- [BRIEF]
Print only the lines from the top of the data through the line with "(0,0) rectangle (682,549);", both included, skipping every picture.

— START INFORMATION SHOWN —

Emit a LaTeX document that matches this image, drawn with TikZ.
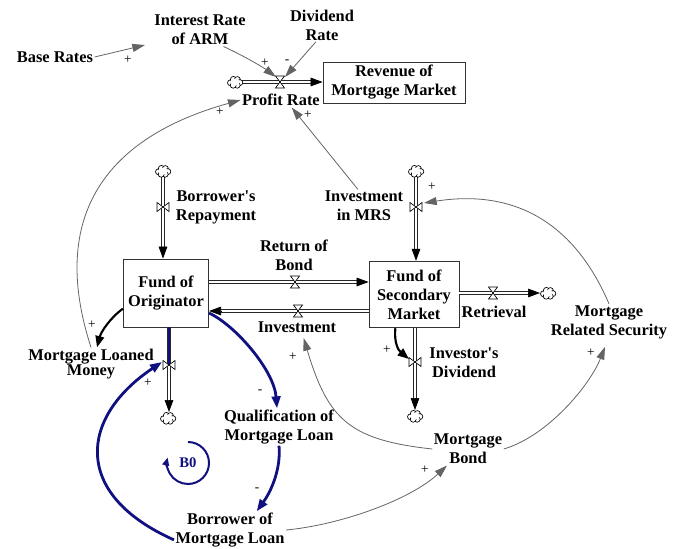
\documentclass[tikz,border=0pt]{standalone}
\usepackage{fontspec}
\setmainfont{Liberation Serif}
\newfontfamily\rawserif{Liberation Serif}
\usetikzlibrary{arrows.meta,calc}
\definecolor{loopblue}{RGB}{16,16,128}
\definecolor{linkgray}{RGB}{100,100,100}
\newcommand{\apos}{{\rawserif\bfseries '}}

\begin{document}
\begin{tikzpicture}[x=0.75pt,y=-0.75pt,
  lbl/.style={font=\fontsize{12.3pt}{14.2pt}\selectfont\bfseries, align=center, inner sep=1pt},
  stock/.style={lbl, draw=black!80, line width=0.6pt, inner sep=0pt},
  sign/.style={font=\fontsize{10pt}{12pt}\selectfont, inner sep=0pt},
  pipe/.style={draw=black!85, line width=0.55pt, double=white, double distance=1.8pt},
  pipetip/.style={draw=black, line width=0.5pt, -{Triangle[length=9pt,width=6.5pt]}},
  link/.style={draw=linkgray, line width=0.6pt, -{Triangle[length=9.5pt,width=6pt]}},
  strong/.style={draw=black, line width=1.6pt, -{Triangle[length=8.5pt,width=6.5pt]}},
  bluelink/.style={draw=loopblue, line width=2.1pt, -{Triangle[length=9pt,width=6.5pt]}},
  hvalve/.pic={\draw[line width=0.5pt, fill=white] (-4.5,-6) -- (4.5,-6) -- (-4.5,6) -- (4.5,6) -- cycle;},
  vvalve/.pic={\draw[line width=0.5pt, fill=white] (-6,-4.5) -- (-6,4.5) -- (6,-4.5) -- (6,4.5) -- cycle;},
  cloudpic/.pic={
    \foreach \cx/\cy in {-4.5/0.8, -1.6/-2.6, 2.4/-2.4, 4.8/0.6, 2.2/3.2, -1.8/3.2}
      \draw[line width=0.5pt, fill=white] (\cx,\cy) circle (3);
    \fill[white] (0,0.3) ellipse (5 and 3.3);
  }
]
\useasboundingbox (0,0) rectangle (682,549);

% stocks
\node[stock, minimum width=106.5pt, minimum height=30.75pt] (rev) at (394,82.5) {Revenue of\\Mortgage Market};
\node[stock, minimum width=64pt, minimum height=51pt] (fo) at (166,293) {Fund of\\Originator};
\node[stock, minimum width=67.5pt, minimum height=50pt] (fsm) at (414,294.5) {Fund of\\Secondary\\Market};

% variables and flow names
\node[lbl] (base) at (55,57) {Base Rates};
\node[lbl] (arm) at (200,30) {Interest Rate\\of ARM};
\node[lbl] (div) at (322,25) {Dividend\\Rate};
\node[lbl] (pr) at (281,100) {Profit Rate};
\node[lbl] (br) at (216,207) {Borrower\apos s\\Repayment};
\node[lbl] (rob) at (294,255) {Return of\\Bond};
\node[lbl] (inv) at (297,327) {Investment};
\node[lbl] (imrs) at (364,206) {Investment\\in MRS};
\node[lbl] (ret) at (494,312) {Retrieval};
\node[lbl] (mrs) at (609,322) {Mortgage\\Related Security};
\node[lbl] (idv) at (464,363) {Investor\apos s\\Dividend};
\node[lbl, font=\fontsize{12.3pt}{11.4pt}\selectfont\bfseries] (mlm) at (91,364) {Mortgage Loaned\\Money};
\node[lbl] (qml) at (279,427) {Qualification of\\Mortgage Loan};
\node[lbl] (bml) at (230,530) {Borrower of\\Mortgage Loan};
\node[lbl] (mb) at (468,449) {Mortgage\\Bond};

% valve positions
\coordinate (vpr) at (280,82);
\coordinate (vbr) at (163,207);
\coordinate (vrob) at (295,282);
\coordinate (vinv) at (298,311);
\coordinate (vimrs) at (416,207);
\coordinate (vret) at (493,293);
\coordinate (vidv) at (415,362);
\coordinate (vout) at (169,365);
\coordinate (armin) at (145,45);

% sources and sinks
\coordinate (c1) at (235,82);
\coordinate (c2) at (163,171);
\coordinate (c3) at (416,171);
\coordinate (c4) at (548,293);
\coordinate (c5) at (415,416);
\coordinate (c6) at (168,418);

% pipes
\draw[pipe, shorten >=8pt] (c1) -- (rev.west |- c1);
\draw[pipetip] ($(rev.west |- c1)+(-12,0)$) -- (rev.west |- c1);
\draw[pipe, shorten >=8pt] (c2) -- (c2 |- fo.north);
\draw[pipetip] ($(c2 |- fo.north)+(0,-12)$) -- (c2 |- fo.north);
\draw[pipe, shorten >=8pt] (fo.east |- vrob) -- (fsm.west |- vrob);
\draw[pipetip] ($(fsm.west |- vrob)+(-12,0)$) -- (fsm.west |- vrob);
\draw[pipe, shorten >=8pt] (fsm.west |- vinv) -- (fo.east |- vinv);
\draw[pipetip] ($(fo.east |- vinv)+(12,0)$) -- (fo.east |- vinv);
\draw[pipe, shorten >=8pt] (c3) -- (c3 |- fsm.north);
\draw[pipetip] ($(c3 |- fsm.north)+(0,-12)$) -- (c3 |- fsm.north);
\draw[pipe, shorten >=8pt] (fsm.east |- vret) -- ($(c4)+(-8,0)$);
\draw[pipetip] ($(c4)+(-20,0)$) -- ($(c4)+(-8,0)$);
\draw[pipe, shorten >=8pt] (vidv |- fsm.south) -- ($(c5)+(0,-6)$);
\draw[pipetip] ($(c5)+(0,-18)$) -- ($(c5)+(0,-6)$);
\draw[pipe, shorten >=8pt] (vout |- fo.south) -- ($(vout |- c6)+(0,-6)$);
\draw[pipetip] ($(vout |- c6)+(0,-18)$) -- ($(vout |- c6)+(0,-6)$);
\draw[draw=loopblue, line width=2.1pt] (vout |- fo.south) -- (vout);

% valves
\pic at (vpr) {hvalve};
\pic at (vrob) {hvalve};
\pic at (vinv) {hvalve};
\pic at (vret) {hvalve};
\pic at (vbr) {vvalve};
\pic at (vimrs) {vvalve};
\pic at (vidv) {vvalve};
\pic at (vout) {vvalve};

% clouds
\pic at (c1) {cloudpic};
\pic at (c2) {cloudpic};
\pic at (c3) {cloudpic};
\pic at (c4) {cloudpic};
\pic at (c5) {cloudpic};
\pic at (c6) {cloudpic};

% causal links
\draw[link] (base.east) -- (armin);
\draw[link] (arm.-35) .. controls (248,58) and (264,68) .. ([xshift=-3pt,yshift=3.75pt]vpr);
\draw[link] (div.250) -- ([xshift=3.75pt,yshift=3.75pt]vpr);
\draw[link] (mlm.north) .. controls (48,215) and (107,137) .. (pr.west);
\draw[link] (imrs.110) -- ([xshift=8pt]pr.south);
\draw[link] (mrs.north) .. controls (574,222) and (514,189) .. ([xshift=6pt,yshift=3pt]vimrs);
\draw[link] (bml.east) .. controls (340,525) and (410,500) .. ([xshift=-15.75pt]mb.south);
\draw[link] (mb.west) .. controls (350,440) and (328,420) .. ([xshift=5pt,yshift=-3pt]inv.south);
\draw[link] (mb.east) .. controls (548,436) and (590,385) .. ([xshift=-3pt,yshift=-5pt]mrs.south);
\draw[strong] (fo.200) .. controls (110,318) and (101,332) .. ([xshift=4.5pt]mlm.north);
\draw[strong] ([xshift=-14pt]fsm.south) .. controls (394,342) and (398,350) .. ([xshift=-4.5pt,yshift=2.25pt]vidv);

% balancing loop
\draw[bluelink] (fo.-25) .. controls (235,325) and (274,370) .. ([xshift=-1.5pt]qml.north);
\draw[bluelink] (qml.south) .. controls (281,468) and (272,490) .. ([xshift=20pt]bml.north);
\draw[bluelink] (bml.190) .. controls (71,494) and (80,417) .. ([xshift=-5.25pt,yshift=2.25pt]vout);
\node[font=\fontsize{11pt}{13pt}\selectfont\bfseries, text=loopblue, inner sep=0pt] (b0) at (188,463) {B0};
\draw[draw=loopblue, line width=1.5pt, -{Triangle[length=6pt,width=5pt]}]
  (b0.center) ++(0,-21) arc[start angle=-90, end angle=195, radius=21];

% polarities
\node[sign] (s1) at (128,60) {+};
\node[sign] (s2) at (265,63) {+};
\node[sign] (s3) at (287,62) {-};
\node[sign] (s4) at (220,112) {+};
\node[sign] (s5) at (308,115) {+};
\node[sign] (s6) at (432,187) {+};
\node[sign] (s7) at (92,325) {+};
\node[sign] (s8) at (387,350) {+};
\node[sign] (s9) at (260,392) {-};
\node[sign] (s10) at (257,490) {-};
\node[sign] (s11) at (148,383) {+};
\node[sign] (s12) at (425,470) {+};
\node[sign] (s13) at (293,357) {+};
\node[sign] (s14) at (591,353) {+};
\end{tikzpicture}
\end{document}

— END INFORMATION SHOWN —

- [SOLUTION]
Emit a LaTeX document that matches this image, drawn with TikZ.
\documentclass[tikz,border=0pt]{standalone}
\usepackage{fontspec}
\setmainfont{Liberation Serif}
\newfontfamily\rawserif{Liberation Serif}
\usetikzlibrary{arrows.meta,calc}
\definecolor{loopblue}{RGB}{16,16,128}
\definecolor{linkgray}{RGB}{100,100,100}
\newcommand{\apos}{{\rawserif\bfseries '}}

\begin{document}
\begin{tikzpicture}[x=0.75pt,y=-0.75pt,
  lbl/.style={font=\fontsize{12.3pt}{14.2pt}\selectfont\bfseries, align=center, inner sep=1pt},
  stock/.style={lbl, draw=black!80, line width=0.6pt, inner sep=0pt},
  sign/.style={font=\fontsize{10pt}{12pt}\selectfont, inner sep=0pt},
  pipe/.style={draw=black!85, line width=0.55pt, double=white, double distance=1.8pt},
  pipetip/.style={draw=black, line width=0.5pt, -{Triangle[length=9pt,width=6.5pt]}},
  link/.style={draw=linkgray, line width=0.6pt, -{Triangle[length=9.5pt,width=6pt]}},
  strong/.style={draw=black, line width=1.6pt, -{Triangle[length=8.5pt,width=6.5pt]}},
  bluelink/.style={draw=loopblue, line width=2.1pt, -{Triangle[length=9pt,width=6.5pt]}},
  hvalve/.pic={\draw[line width=0.5pt, fill=white] (-4.5,-6) -- (4.5,-6) -- (-4.5,6) -- (4.5,6) -- cycle;},
  vvalve/.pic={\draw[line width=0.5pt, fill=white] (-6,-4.5) -- (-6,4.5) -- (6,-4.5) -- (6,4.5) -- cycle;},
  cloudpic/.pic={
    \foreach \cx/\cy in {-4.5/0.8, -1.6/-2.6, 2.4/-2.4, 4.8/0.6, 2.2/3.2, -1.8/3.2}
      \draw[line width=0.5pt, fill=white] (\cx,\cy) circle (3);
    \fill[white] (0,0.3) ellipse (5 and 3.3);
  }
]
\useasboundingbox (0,0) rectangle (682,549);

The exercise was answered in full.